BROWSE THROUGH : What the books are about
Paperbacks for Sunday
1.Indian Balm by Paul Hyland, paperback, published by Vivas books, pp 320, Rs 550
2.The Sea by John Banville, paperback, published by Picador, pp 200, Rs 595
3.Lunar Park by Bret Easton Ellis, paperback, published by Picador, pp 362, Rs 525
4.Rough Music: Blair, Bombs, Baghdad, London, Terror by Tariq Ali, paperback, published by Picador, pp 104, Rs 650
5.The Sari Shop: A Novel by Rupa Bajwa, paperback, published by Penguin books, pp 224, Rs 500
Indian Balm
From an award-winning author whose books have all become modern classics, Indian Balm is written beautifully — witty, poetic, informed, full of colour and insight. It is a fascinating journey through past and present India, explaining a region far off the beaten track. Indian Balm is the captivating account of a journey Paul Hyland made along the little-known course
of the sacred Godavari river in southern India:
a pilgrimage through both his past and India’s present. It is the story of the search for his ancestors, missionaries and traders, who settled in the region generations ago and of their Balm — a wonder cure for all sorts of ailments and afflictions. It is also a fascinating and enlightening journey through India today. Wading through the country’s contradictions and irritations, its ugliness and its beauty, Hyland encounters both the exotic and the commonplace. He meets snake charmers and sadhus, bogi men and horn dancers, witnesses ancient rituals and observes the most simple aspects of daily life. Indian Balm is an
extraordinary and, above all, unique journey — vivid, intimate and revealing — travel writing at its colourful best.
The Sea
This title is the winner of the 2005 Man Booker Prize. When art historian Max Morden returns to the seaside village where he once spent a childhood holiday, he is both escaping from a recent loss and confronting a distant trauma. The Grace family had appeared there, in that long-ago summer, as if from another world. Mr and Mrs Grace, with their worldly ease and candour, were unlike any adults he had met before. But it was his contemporaries, the Grace twins, Myles and Chloe, who most fascinated Max. He grew to know them intricately, even intimately, and what ensued would haunt him for the rest of his years and shape everything that was to follow. Praise for The Sea: ‘With his fastidious wit and exquisite style, John Banville is the heir to Nabokov.
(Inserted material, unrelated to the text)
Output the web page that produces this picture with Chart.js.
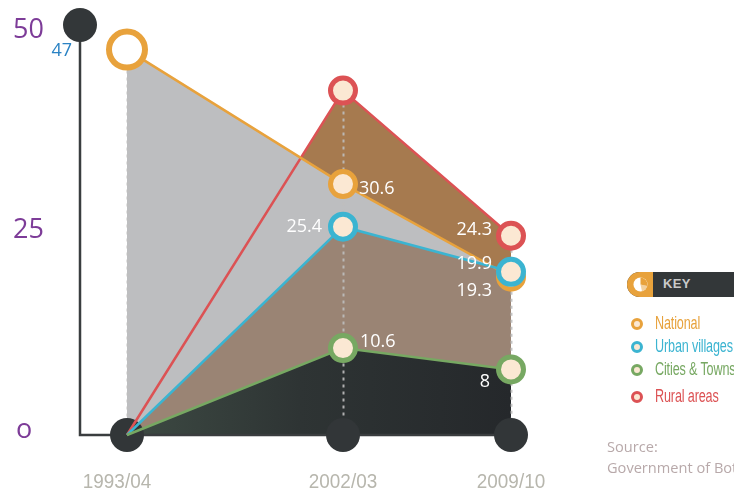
<!DOCTYPE html>
<html>
<head>
<meta charset="utf-8">
<title>Poverty headcount</title>
<script src="https://cdn.jsdelivr.net/npm/chart.js@4.4.1/dist/chart.umd.min.js"></script>
<style>
  html, body { margin: 0; padding: 0; background: #fff; }
  #wrap { position: relative; width: 734px; height: 492px; overflow: hidden; }
  #povertyChart { position: absolute; left: 0; top: 0; }
  .key {
    position: absolute; left: 627px; top: 272px; width: 130px; height: 25px;
    background: #333739; border-radius: 13px;
  }
  .key .icon {
    position: absolute; left: 0; top: 0; width: 26px; height: 25px;
    background: #e8a23c; border-radius: 13px 0 0 13px;
  }
  .key .icon svg { position: absolute; left: 6px; top: 5px; }
  .key span {
    position: absolute; left: 36px; top: 4px; color: #c9c9c9;
    font: bold 13px "Liberation Sans", sans-serif; letter-spacing: 0.3px;
  }
  .legend { position: absolute; left: 630px; top: 313px; }
  .legend div {
    position: relative; height: 23px; white-space: nowrap;
  }
  .legend div span {
    position: absolute; left: 25px; top: 0; line-height: 22px;
    font: 18px "Liberation Sans", sans-serif; letter-spacing: -0.2px;
    transform: scaleX(0.7); transform-origin: 0 50%;
  }
  .legend div i {
    position: absolute; left: 1px; top: 5px; width: 6px; height: 6px;
    border: 3px solid; border-radius: 50%; background: #fbe8d3;
  }
  .source {
    position: absolute; left: 607px; top: 436px; color: #b8a9aa;
    font: 14.6px "Open Sans", sans-serif; line-height: 21px; white-space: nowrap;
  }
</style>
</head>
<body>
<div id="wrap">
  <canvas id="povertyChart" width="734" height="492"></canvas>
  <div class="key">
    <div class="icon">
      <svg width="15" height="15" viewBox="0 0 15 15">
        <circle cx="7.5" cy="7.5" r="7" fill="#fff"/>
        <path d="M7.5 7.5 L7.5 0.5 A7 7 0 0 1 14.3 9 Z" fill="#e8a23c"/>
        <path d="M7.5 7.5 L14.3 9 A7 7 0 0 1 9 14.3 Z" fill="#e8a23c" opacity="0.5"/>
      </svg>
    </div>
    <span>KEY</span>
  </div>
  <div class="legend" id="legend"></div>
  <div class="source">Source:<br>Government of Botswana</div>
</div>

<script>
// survey periods and poverty headcount (%) per area
const periods = ["1993/04", "2002/03", "2009/10"];
const surveyYears = [1993, 2002, 2009];
const national = [47, 30.6, 19.3];
const urbanVillages = [0, 25.4, 19.9];
const citiesTowns = [0, 10.6, 8];
const ruralAreas = [0, 42, 24.3];
const yTicks = [0, 25, 50];
const yTickLabels = ["o", "25", "50"];

const seriesNames = ["National", "Urban villages", "Cities & Towns", "Rural areas"];
const seriesColors = ["#e8a23c", "#3bb4d1", "#77a862", "#dc5254"];
const cream = "#fbe8d3";

// legend
const legend = document.getElementById("legend");
seriesNames.forEach((name, i) => {
  const row = document.createElement("div");
  row.style.color = seriesColors[i];
  if (i === 3) row.style.marginTop = "4px";
  row.innerHTML = `<i style="border-color:${seriesColors[i]}"></i><span>${name.replace("&", "&amp;")}</span>`;
  legend.appendChild(row);
});

const toPoints = (values) => values.map((v, i) => ({ x: surveyYears[i], y: v }));

// where each value label sits relative to its point
const labelSpots = [
  { data: national, idx: 0, dx: -55, dy: 1, align: "right", color: "#2b83c4" },
  { data: national, idx: 1, dx: 16, dy: 5, align: "left" },
  { data: national, idx: 2, dx: -19, dy: 14, align: "right" },
  { data: urbanVillages, idx: 1, dx: -21, dy: 0, align: "right" },
  { data: urbanVillages, idx: 2, dx: -19, dy: -8, align: "right" },
  { data: citiesTowns, idx: 1, dx: 17, dy: -6, align: "left" },
  { data: citiesTowns, idx: 2, dx: -21, dy: 12, align: "right" },
  { data: ruralAreas, idx: 2, dx: -19, dy: -6, align: "right" },
];

const decor = {
  id: "decor",
  beforeDatasetsDraw(chart) {
    const { ctx, chartArea, scales: { x, y } } = chart;
    const y0 = y.getPixelForValue(0);
    ctx.save();

    // axis line
    ctx.strokeStyle = "#3a3d3f";
    ctx.lineWidth = 2.5;
    ctx.beginPath();
    ctx.moveTo(chartArea.left, y.getPixelForValue(50));
    ctx.lineTo(chartArea.left, y0);
    ctx.lineTo(x.getPixelForValue(surveyYears[2]), y0);
    ctx.stroke();

    // dotted drop lines from the highest point of each period
    ctx.strokeStyle = "rgba(190,190,190,0.9)";
    ctx.lineWidth = 2;
    ctx.setLineDash([3, 4]);
    surveyYears.forEach((yr, i) => {
      const top = Math.max(national[i], urbanVillages[i], citiesTowns[i], ruralAreas[i]);
      const px = Math.round(x.getPixelForValue(yr)) + 0.5;
      ctx.beginPath();
      ctx.moveTo(px, y.getPixelForValue(top));
      ctx.lineTo(px, y0);
      ctx.stroke();
    });
    ctx.restore();
  },
  afterDatasetsDraw(chart) {
    const { ctx, chartArea, scales: { x, y } } = chart;
    ctx.save();

    // knob at the top of the axis
    ctx.fillStyle = "#333739";
    ctx.beginPath();
    ctx.arc(chartArea.left, y.getPixelForValue(50), 17, 0, Math.PI * 2);
    ctx.fill();

    // y tick labels
    ctx.fillStyle = "#7d3c98";
    ctx.font = '27px "Open Sans", sans-serif';
    ctx.textAlign = "left";
    ctx.textBaseline = "middle";
    yTicks.forEach((t, i) => {
      const dy = t === 50 ? 5 : t === 0 ? -5 : 0;
      ctx.fillText(yTickLabels[i], t === 0 ? 16 : 13, y.getPixelForValue(t) + dy);
    });

    // period labels, squeezed a little like a condensed face
    ctx.fillStyle = "#b7b6ad";
    ctx.font = '21px "Liberation Sans", sans-serif';
    ctx.textAlign = "center";
    periods.forEach((p, i) => {
      const cx = x.getPixelForValue(surveyYears[i]) - (i === 0 ? 10 : 0);
      ctx.save();
      ctx.translate(cx, 482);
      ctx.scale(0.9, 1);
      ctx.fillText(p, 0, 0);
      ctx.restore();
    });

    // value labels
    ctx.font = '18px "Open Sans", sans-serif';
    labelSpots.forEach((s) => {
      const v = s.data[s.idx];
      ctx.fillStyle = s.color || "#ffffff";
      ctx.textAlign = s.align;
      ctx.fillText(String(v), x.getPixelForValue(surveyYears[s.idx]) + s.dx, y.getPixelForValue(v) + s.dy);
    });
    ctx.restore();
  }
};

function darkFill(c) {
  const chart = c.chart;
  if (!chart.chartArea) return "#2e3234";
  const x = chart.scales.x;
  const g = chart.ctx.createLinearGradient(x.getPixelForValue(surveyYears[0]), 0, x.getPixelForValue(surveyYears[2]), 0);
  g.addColorStop(0, "#3d4a43");
  g.addColorStop(0.45, "#2e3434");
  g.addColorStop(1, "#25282b");
  return g;
}

const lineStyle = (color) => ({
  borderColor: color,
  borderWidth: 2.5,
  pointBorderColor: color,
  pointBorderWidth: 5,
  pointBackgroundColor: cream,
  pointRadius: [0, 12.5, 12.5],
  pointHoverRadius: 12.5,
  tension: 0,
  clip: false,
  fill: "origin",
});

new Chart(document.getElementById("povertyChart"), {
  type: "line",
  data: {
    datasets: [
      { label: seriesNames[2], data: toPoints(citiesTowns), ...lineStyle(seriesColors[2]), backgroundColor: darkFill },
      { label: seriesNames[1], data: toPoints(urbanVillages), ...lineStyle(seriesColors[1]), backgroundColor: "#9a8474" },
      {
        label: seriesNames[0], data: toPoints(national), ...lineStyle(seriesColors[0]),
        backgroundColor: "#bdbec0",
        pointRadius: [18, 12.5, 12.5],
        pointBorderWidth: [6, 5, 5],
        pointBackgroundColor: ["#ffffff", cream, cream],
      },
      { label: seriesNames[3], data: toPoints(ruralAreas), ...lineStyle(seriesColors[3]), backgroundColor: "#a67a4f" },
      {
        label: "base", data: toPoints([0, 0, 0]),
        showLine: false, fill: false, clip: false,
        pointRadius: 17, pointBorderWidth: 0,
        pointBackgroundColor: "#323638", pointBorderColor: "#323638",
      },
    ],
  },
  options: {
    responsive: false,
    animation: false,
    layout: { padding: { left: 80, top: 25, right: 734 - 511, bottom: 492 - 435 } },
    scales: {
      x: { type: "linear", display: false, min: 1993 - 47 / 24, max: 2009 },
      y: { type: "linear", display: false, min: 0, max: 50 },
    },
    plugins: {
      legend: { display: false },
      tooltip: { enabled: false },
      filler: { drawTime: "beforeDatasetsDraw" },
    },
  },
  plugins: [decor],
});
</script>
</body>
</html>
The Sea (is) his best novel so far... Banville’s prose is sublime. — Daily Telegraph
Lunar Park
Imagine becoming a bestselling novelist while still in college, and almost immediately famous and wealthy, then seeing your insufferable father reduced to a bag of ashes in a safety-deposit box, even as your celebrity drowns in a sea of vilification, booze and drugs. Imagine being given a second chance, as the Bret Easton Ellis of this remarkable novel is given. Lunar Park confounds one expectation after another, passing through comedy and mounting psychological and supernatural horror toward an astonishing resolution — about love
and loss, fathers and sons — in what is surely the most original and moving novel of an
extraordinary career. Lunar Park is great enough to suggest that his best work may now be ahead rather than behind him; it’s a very interesting ride with an always interesting novelist — The Times. Emotionally powerful, Lunar Park is an unnerving and funny puzzle of a book: undoubtedly the real thing, as it were — Guardian.
The Sari Shop
Young Ramchand rushes through the dusty streets of Amritsar, once again late for work. Chastised by his boss, he takes his place among the cottons and silks of the sari shop, selling yards of cloth to the wealthy and fashionable women of the town. Offered a glimpse of a more opulent world, Ramchand is seduced by the idea that he might somehow better himself. But making dreams real will come at a price that a poor shop assistant might not be able to pay.
Rough Music...
On July 7, the murderous mayhem that Blair’s war has sown in Iraq came home to London in a devastating series of suicide bombings. Two weeks later, with apparent impunity, security forces shot dead a young Brazilian electrician on his way to work. Rough Music is Tariq Ali’s white-hot response to these events. He lays bare the vengeful platitudes of Blair’s war on civil liberties, mounts a scorching attack on the cosy falsehoods of the government’s ‘consensus’ on what the threat amounts to and how to respond, and denounces the corruption of the political-media bubble which allows it to go unchallenged. Finally, invoking the perseverance and integrity of the great dissenters of the past, he calls for political resistance, within parliament and without.